I filed an issue about this.
Enable all address sizes for CPU none (#939)(Bumped while revisiting a bunch of my older, smaller projects for
little things)
Reading through this topic reminded me of a problem I ran into with a Super NES rom hack and ca65. You probably know 65816 handles zeropage like this:
Code:
lda #$1800
tcd
lda $72 ; loads from $1872
I modified part of the game's controller checking routine to shave off a few bytes and tried writing this to load directly from $72 (so as not to waste bytes modifying the directpage register):
Code:
lda $0072 ; whoops, the assembler helpfully cuts off the zeroes and it still becomes a zeropage instruction.
Writing out literal machine code to force a 16-bit read of that 8-bit address got around the issue. I didn't see anything in the ca65 doc to indicate forcing zeropage on a $00xx address could be turned off. This is probably a rare problem (when writing a normal program you would just use "tcd" at will) but it looks like the assembler taking control away from the programmer. :p
In stock ca65, you'd force absolute mode with lda a:$72 or far mode with lda f:$72.
strat wrote:
Code:
lda $0072 ; whoops, the assembler helpfully cuts off the zeroes and it still becomes a zeropage instruction.
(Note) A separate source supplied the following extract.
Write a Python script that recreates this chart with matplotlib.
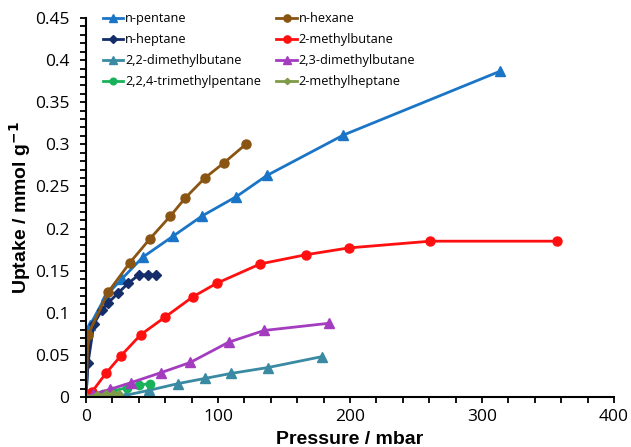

Even if assemblers used leading zeroes as an indication of an operand's size (AFAIK most don't), you're not supposed to be typing hardcoded address when coding in the first place, as it makes variables hard to trace and reposition, a problem commonly solved with the use of symbols/labels. For this reason, it makes more sense for assemblers to provide a way to force operand sizes that's compatible with symbols as well as with numbers, like ca65 does.